Throughout my Christian journey, I’ve had so many days, and even long seasons, when the honest, heartfelt words of a specific psalm—maybe a verse or a section, or the psalm in its entirety—spoke right into my hard situation, articulating exactly how I was feeling.


But what I truly love most about the Psalms, more than the raw, blunt emotions they authentically convey, is the fact they continually direct my attention away from the heavy toward the heavenly. And the heavenly is what I need to be focused on, no matter what life consists of in the moment, but never more so than when I'm in such an earthly mindset that the truth in a psalm is exactly what I need to deeply absorb.


How thankful I am that God chose to include the book of Psalms in the Bible—the collection of God-breathed, inerrant words that are our lifeline, our living hope as we journey within this temporary, broken world.


 

Fellow sojourner, I have no way of knowing what you're specifically facing this day or season in your life, or how you're specifically faring and feeling. But, if you're a redeemed child of God, these truths I do undoubtedly know:


Your Father is right there and has never left your side.

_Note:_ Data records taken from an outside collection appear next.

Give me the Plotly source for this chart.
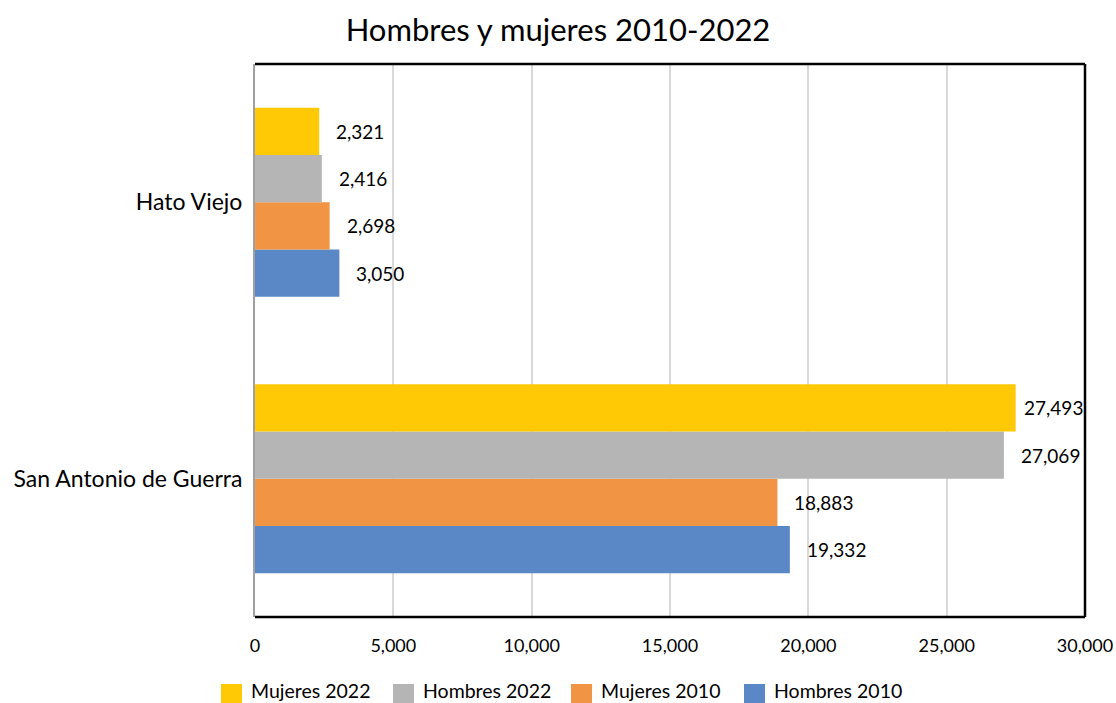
import plotly.graph_objects as go

# Population by sex, 2010 and 2022
categories = ["San Antonio de Guerra", "Hato Viejo"]
series_names = ["Hombres 2010", "Mujeres 2010", "Hombres 2022", "Mujeres 2022"]
hombres_2010 = [19332, 3050]
mujeres_2010 = [18883, 2698]
hombres_2022 = [27069, 2416]
mujeres_2022 = [27493, 2321]
x_ticks = [0, 5000, 10000, 15000, 20000, 25000, 30000]

series_values = [hombres_2010, mujeres_2010, hombres_2022, mujeres_2022]
colors = ["#5A87C6", "#F19444", "#B5B5B5", "#FFC905"]
FONT = "Lato, Open Sans, sans-serif"
X_MAX = 30000

W, H = 1116, 703
M_L, M_R, M_T, M_B = 255, 31, 64, 86
PW, PH = W - M_L - M_R, H - M_T - M_B

fig = go.Figure()
for name, vals, col in zip(series_names, series_values, colors):
    fig.add_trace(go.Bar(
        y=categories, x=vals, name=name, orientation="h",
        marker=dict(color=col, line=dict(width=0)),
        hoverinfo="x+name", showlegend=False,
    ))

# Value labels placed just to the right of each bar end
n = len(series_names)
group_w = 1 - 0.316
bar_w = group_w / n
for i, vals in enumerate(series_values):
    for j, v in enumerate(vals):
        offset = -group_w / 2 + bar_w * (i + 0.5)
        shift = 15 if v < 27300 else 6
        fig.add_annotation(
            x=v, y=j + offset, yref="y", xref="x",
            text=f"{v:,}", showarrow=False, xanchor="left", yanchor="middle",
            xshift=shift, font=dict(family=FONT, size=19, color="#000000"),
        )

# Frame on top, right and bottom of the plot area
for x0, x1, y0, y1 in [(0, 1, 1, 1), (1, 1, 0, 1), (0, 1, 0, 0)]:
    fig.add_shape(type="line", xref="paper", yref="paper",
                  x0=x0, x1=x1, y0=y0, y1=y1,
                  line=dict(color="#000000", width=2.5))

# Legend row along the bottom: colour box + label (newest series first)
def px_to_paper_x(px):
    return (px - M_L) / PW

def px_to_paper_y(py):
    return (H - M_B - py) / PH

legend_left = [221, 393, 571, 744]
for left, name, col in zip(legend_left, series_names[::-1], colors[::-1]):
    fig.add_shape(type="rect", xref="paper", yref="paper",
                  x0=px_to_paper_x(left), x1=px_to_paper_x(left + 21),
                  y0=px_to_paper_y(684), y1=px_to_paper_y(703),
                  fillcolor=col, line=dict(width=0), layer="above")
    fig.add_annotation(x=px_to_paper_x(left + 28), y=px_to_paper_y(690),
                       xref="paper", yref="paper", text=name, showarrow=False,
                       xanchor="left", yanchor="middle",
                       font=dict(family=FONT, size=19.5, color="#000000"))

fig.update_layout(
    width=W, height=H,
    margin=dict(l=M_L, r=M_R, t=M_T, b=M_B, autoexpand=False),
    paper_bgcolor="white", plot_bgcolor="white",
    barmode="group", bargap=0.316, bargroupgap=0,
    title=dict(text="Hombres y mujeres 2010-2022", x=0.5, xanchor="center",
               xref="container", y=1 - 30 / H, yanchor="middle",
               font=dict(family=FONT, size=31, color="#000000")),
    font=dict(family=FONT, color="#000000"),
    xaxis=dict(range=[0, X_MAX], tickvals=x_ticks, tickformat=",d",
               showgrid=True, gridcolor="#D9D9D9", gridwidth=2,
               zeroline=False, showline=False, ticks="", automargin=False,
               tickfont=dict(family=FONT, size=18, color="#000000"),
               ticklabelstandoff=16, fixedrange=True),
    yaxis=dict(showline=True, linecolor="#A0A0A0", linewidth=2, ticks="",
               automargin=False,
               tickfont=dict(family=FONT, size=23, color="#000000"),
               ticklabelstandoff=6, fixedrange=True),
    showlegend=False,
)

fig.write_html("out.html")
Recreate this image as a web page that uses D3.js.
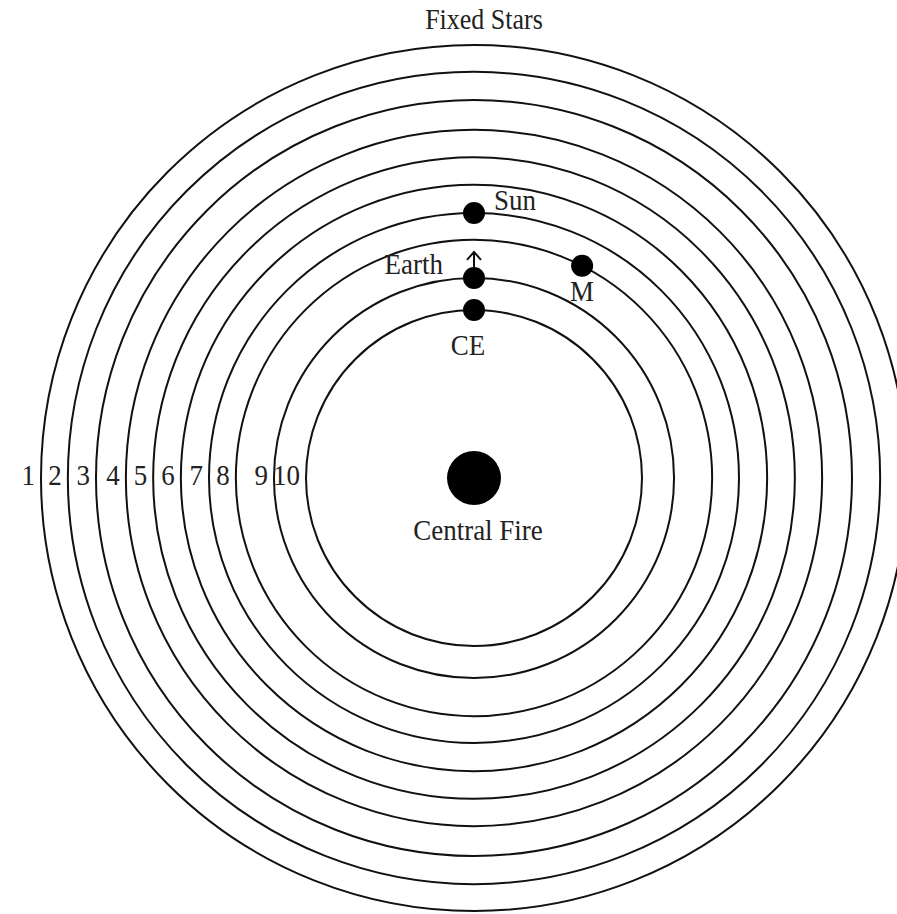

His Son understands—fully understands like no other—all that your going through, all that you're feeling.

His Spirit resides within, ready to help.


If you need a beautifully written reminder of these comforting realities in the midst of your very hard, yes, even ugly, realities—your very real days of hardship, suffering and discouragement—don't give in to how you're feeling. Pick up God's Word, turn to the book of Psalms, and allow God's presence and perspective to wash over you.


And, most importantly, because the Psalms always compel us to worship, just let your heavy heart go—let yourself go—and begin to worship in the midst of your pain, in the midst of your tears.

This, I believe, is the greatest value of this great Bible book.

Truly, the Psalms lead us to lift high, to elevate and magnify our great God during the pressing times that the Enemy means to use to keep us low.


 

The highest form of worship we can give is not when we're singing resounding praise songs during Sunday morning corporate worship, as heartfelt and exalting as this might be.


No, truly, it's when we're in the stillness and the darkness of the hour, when we're alone in our despondent thoughts and very real, very hard realities of our life's circumstances, and through the tears, with hands lifted high toward Heaven, still proclaim the goodness and glory of our Great God who is so worthy of our adoration, no matter what, come what may.


This is why I love the Psalms. This is why I need the Psalms.


"As for me, I will always have hope; I will praise you more and more.


My mouth will tell of your righteous deeds, of your saving acts all day long—

though I know not how to relate them all. I will come and proclaim your mighty acts, Sovereign Lord

I will proclaim your righteous deeds, yours alone.


Since my youth, God, you have taught me, and to this day I declare your marvelous deeds. Even when I am old and gray,

do not forsake me, my God, till I declare your power to the next generation, your mighty acts to all who are to come.


Your righteousness, God, reaches to the heavens, you who have done great things. Who is like you, God?"